Yesterday morning I loaded up my airsoft gun, slammed some CO2 in that thing, and took off for some little island in the middle of the Willamette River. All together there were eight people, 10 guns, 4 bags of Cheetos, a cooler with approximately 63.2 cans of soda, a radio, and two canoes. Oh yeah, and 7 oar/paddle things. The weather? About 100 degrees.
Now, many of you are probably thinking that to carry all of this upriver using only two canoes, multiple trips would be a must. You’re probably right, but that would take longer. And besides, once the first load gets there, who’s going back? Not me.
The canoe I was in had no major problems. We hit a few low spots at first, but after that it was smooth sailing. It looked like we might have a little problem with some small rapids, but we were able to steer clear of the rocks.
The other four in the other canoe had a completely different story, however. As we landed at this mile-long, 50 to 100 yards wide lump of sand, I turned to watch their progress. They were on the complete other side of the river, knee-deep in this polluted water, pushing and pulling the canoe, trying to get past the rapids. When they thought they were safe, they pushed off and started paddling. They got to the middle of the river when they realized that they’re paddling forward with everything they’ve got, and they’re not moving forward. So they turned the canoe towards the island, trying to go straight for it.
The problem? They were now going backwards. By the way, did I mention that most of the people in that little plastic boat were Boy Scouts?
So after we were all safely on this miniature oasis, we made our way to the “campsite,” being a little clearing with a picnic table in the middle of it. Apparently, these people had been here before with their Boy Scout troupe and built some paths and made a “campsite.” I figured these guys must know the island pretty well by now.
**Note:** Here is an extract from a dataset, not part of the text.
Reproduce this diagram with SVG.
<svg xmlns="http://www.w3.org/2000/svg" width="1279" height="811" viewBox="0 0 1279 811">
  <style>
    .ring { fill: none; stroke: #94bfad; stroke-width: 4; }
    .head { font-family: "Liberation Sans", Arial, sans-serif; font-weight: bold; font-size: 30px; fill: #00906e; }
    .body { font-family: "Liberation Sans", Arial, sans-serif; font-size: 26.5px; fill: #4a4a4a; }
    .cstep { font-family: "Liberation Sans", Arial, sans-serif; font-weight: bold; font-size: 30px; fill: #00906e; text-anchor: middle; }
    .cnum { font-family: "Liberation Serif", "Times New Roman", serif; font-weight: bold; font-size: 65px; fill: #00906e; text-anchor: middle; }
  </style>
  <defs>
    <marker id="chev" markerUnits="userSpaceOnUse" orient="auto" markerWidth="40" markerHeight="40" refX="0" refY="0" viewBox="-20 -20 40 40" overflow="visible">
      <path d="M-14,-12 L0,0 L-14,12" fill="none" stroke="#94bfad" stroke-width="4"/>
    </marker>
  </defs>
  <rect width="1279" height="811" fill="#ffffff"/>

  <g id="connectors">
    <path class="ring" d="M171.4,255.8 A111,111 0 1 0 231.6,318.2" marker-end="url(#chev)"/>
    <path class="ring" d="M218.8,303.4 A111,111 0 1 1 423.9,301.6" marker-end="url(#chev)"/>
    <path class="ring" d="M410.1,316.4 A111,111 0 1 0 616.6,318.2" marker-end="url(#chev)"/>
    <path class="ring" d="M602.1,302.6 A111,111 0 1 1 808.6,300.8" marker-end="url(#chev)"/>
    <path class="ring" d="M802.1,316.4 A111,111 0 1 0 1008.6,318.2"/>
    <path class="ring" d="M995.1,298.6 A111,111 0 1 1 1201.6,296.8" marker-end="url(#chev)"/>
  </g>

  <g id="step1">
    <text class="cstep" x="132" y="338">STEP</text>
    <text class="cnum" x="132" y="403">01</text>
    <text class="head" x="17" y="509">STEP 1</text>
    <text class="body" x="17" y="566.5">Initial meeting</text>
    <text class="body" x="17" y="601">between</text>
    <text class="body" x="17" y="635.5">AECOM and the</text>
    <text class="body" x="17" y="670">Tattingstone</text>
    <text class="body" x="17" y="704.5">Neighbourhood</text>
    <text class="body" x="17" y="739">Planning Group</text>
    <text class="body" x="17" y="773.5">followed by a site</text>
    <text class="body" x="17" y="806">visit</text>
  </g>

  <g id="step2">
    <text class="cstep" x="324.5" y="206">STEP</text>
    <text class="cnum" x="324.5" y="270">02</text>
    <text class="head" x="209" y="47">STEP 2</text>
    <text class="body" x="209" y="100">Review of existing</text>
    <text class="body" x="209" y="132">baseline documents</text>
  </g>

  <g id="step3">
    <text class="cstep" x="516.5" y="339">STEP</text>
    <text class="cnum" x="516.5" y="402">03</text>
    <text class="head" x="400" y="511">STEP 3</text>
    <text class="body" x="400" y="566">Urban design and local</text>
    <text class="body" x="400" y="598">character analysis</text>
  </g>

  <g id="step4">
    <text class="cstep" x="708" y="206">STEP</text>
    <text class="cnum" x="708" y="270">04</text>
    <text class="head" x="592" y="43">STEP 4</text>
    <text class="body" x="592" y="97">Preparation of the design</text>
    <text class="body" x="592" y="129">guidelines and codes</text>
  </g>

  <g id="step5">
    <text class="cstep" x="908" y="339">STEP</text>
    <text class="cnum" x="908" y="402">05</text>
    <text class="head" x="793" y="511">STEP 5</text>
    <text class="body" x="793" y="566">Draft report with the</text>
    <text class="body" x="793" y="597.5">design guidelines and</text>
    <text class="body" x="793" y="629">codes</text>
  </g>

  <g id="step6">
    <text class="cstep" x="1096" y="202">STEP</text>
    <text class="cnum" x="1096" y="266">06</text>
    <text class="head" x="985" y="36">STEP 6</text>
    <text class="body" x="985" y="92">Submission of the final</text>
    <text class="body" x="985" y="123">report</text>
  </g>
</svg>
We’re playing our first game, and my team comes into contact with a few of the enemy. I pull out my glorified, 350fps piece of plastic and pick off one of them. Unfortunately, I get hit in the hand soon after (lucky shot, I’m telling you–so what if I was just sitting on the beach).
As such, me and my victim make our way back to the distinguished “campsite” and all of that Mountain Dew. We start off on the path, when somewhere along the line we sort of loose it. We’re in the middle of this grass stuff in between 5 and 6 feet tall, and my victim is ahead of me, leading the way. He decides that the best course of action would be to blaze his own trail. This doesn’t sound like the most brilliant plan to me, but I figure that since he was one of the people who built this campsite he must know what he’s doing…He is a Boy Scout after all.
And besides, if you think that I’m going to go back by all by myself and to try to find the real path, you gotta be nuts. At least he’s in front so that I don’t have to break down all of that grass. I follow him around for a little while, when it becomes clear that he doesn’t exactly know where he’s going. We head for the river on the east side of the island (OK, I admit it–I actually have no clue what direction it was, but we’ll just call it east for now) so that we can see how far up the island we are. Suddenly, the ground drops, and we find ourselves much deeper in this grass. That doesn’t seem to bother my brilliant guide too much, and he keeps on blazing. That is, until the ground dropped again.
This time, it dropped, and it kept on dropping. I was able to stop, but my victim/guide fell and was quickly sliding in the direction of the river. When he was able to grab onto something and stop, we realized that he had stopped about 3.4 feet away from a cliff dropping right into the great, polluted Willamette River. Wonderful.
Did we turn around and head back, hoping to perhaps find the real path again? Of course not. He still wanted to keep on blazing. Thankfully while blazing through we eventually came in contact with the real path. Upon this finding my not-so-helpful guide turns back towards me with, “See? The path. I told you I knew where I was going.”
It wasn’t until we were back at the campsite that I was informed by somebody else that my “guide” recently got lost at the last Boy Scout camping trip. I was also informed by another that if you go too far east, there’s a cliff that will drop right into the river.